# Measuring a drive's Hz output



## oodly (Sep 8, 2016)

I was given a UEI DL479 meter that seems like a good all purpose multimeter with lots of functions. It has a Hz function which reads 60 on house power but gets all crazy on the output of a drive, like 5.1 KHz. I know that the reason my Fluke 87 can read a VFD's output properly is because it has a low pass filter... is this UEI meter just incapable of taking that reading because it doesn't have that feature?


----------



## Rora (Jan 31, 2017)

Yep, needs a low-pass filter in order to properly read VFD output.


----------



## gpop (May 14, 2018)

oodly said:


> I was given a UEI DL479 meter that seems like a good all purpose multimeter with lots of functions. It has a Hz function which reads 60 on house power but gets all crazy on the output of a drive, like 5.1 KHz. I know that the reason my Fluke 87 can read a VFD's output properly is because it has a low pass filter... is this UEI meter just incapable of taking that reading because it doesn't have that feature?

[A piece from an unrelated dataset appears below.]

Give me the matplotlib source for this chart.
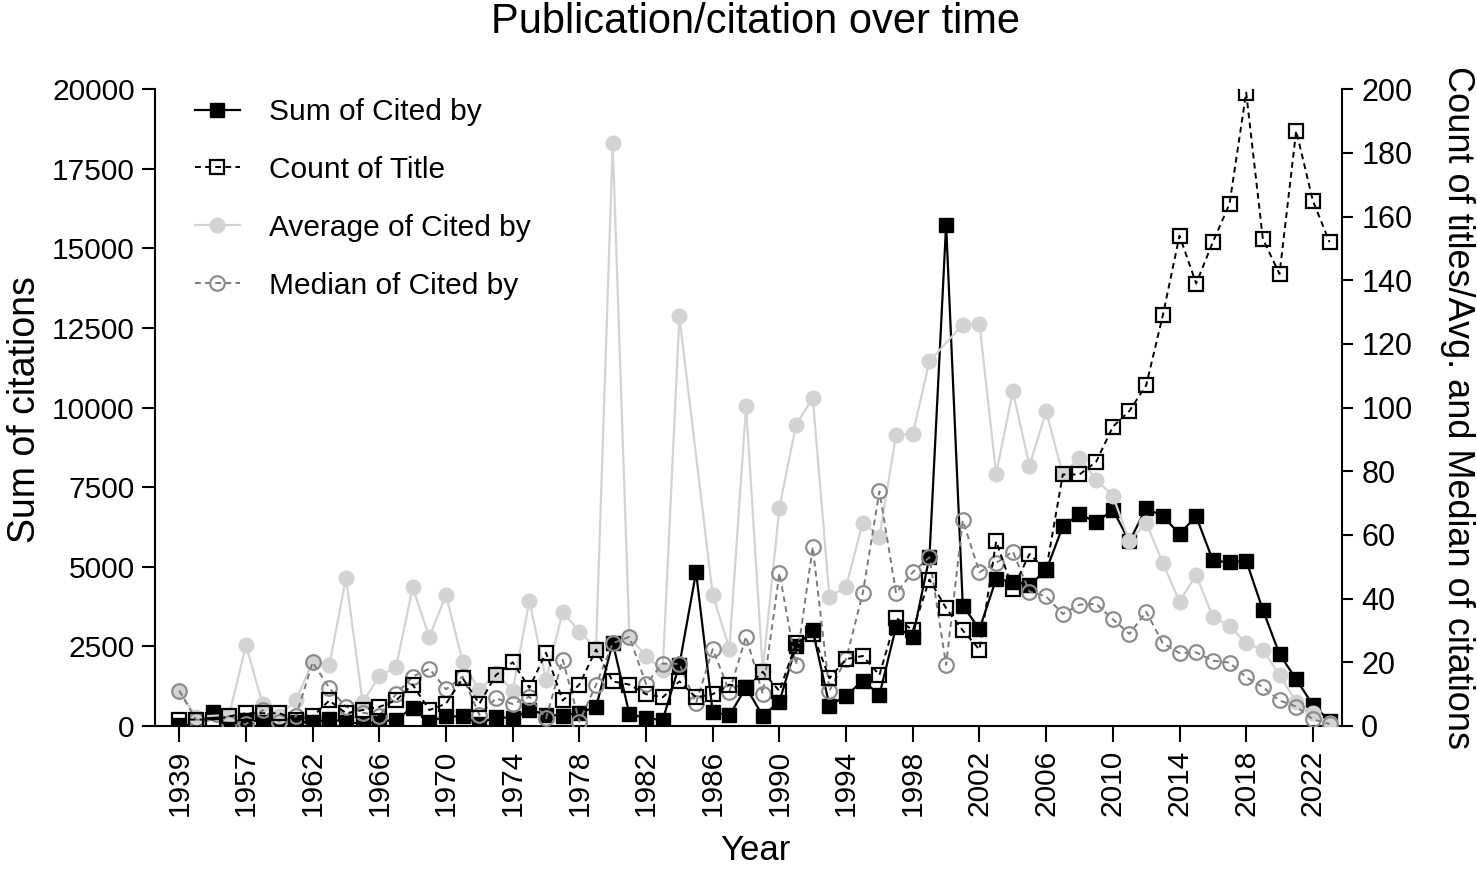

The meter might actually be correct. If you read the vfd manual you will probably find that the gates are running at 6khz. On some vfds you can change the gate speed which will reduce motor noise (may increase vfd heat sink temp). 

Probably makes it a completely useless reading but its shows that the meter is doing something rather than just spitting out a random number for no reason.


----------



## joebanana (Dec 21, 2010)

Is your UEI meter true RMS?


----------



## Electrical-EE (May 4, 2017)

*UEI can deal upto 400 kHZ*

As far as I know this device can deal upto 400 kHz frequency


----------



## Electrical-EE (May 4, 2017)

joebanana said:


> Is your UEI meter true RMS?


DL479 is true rms multimeter


----------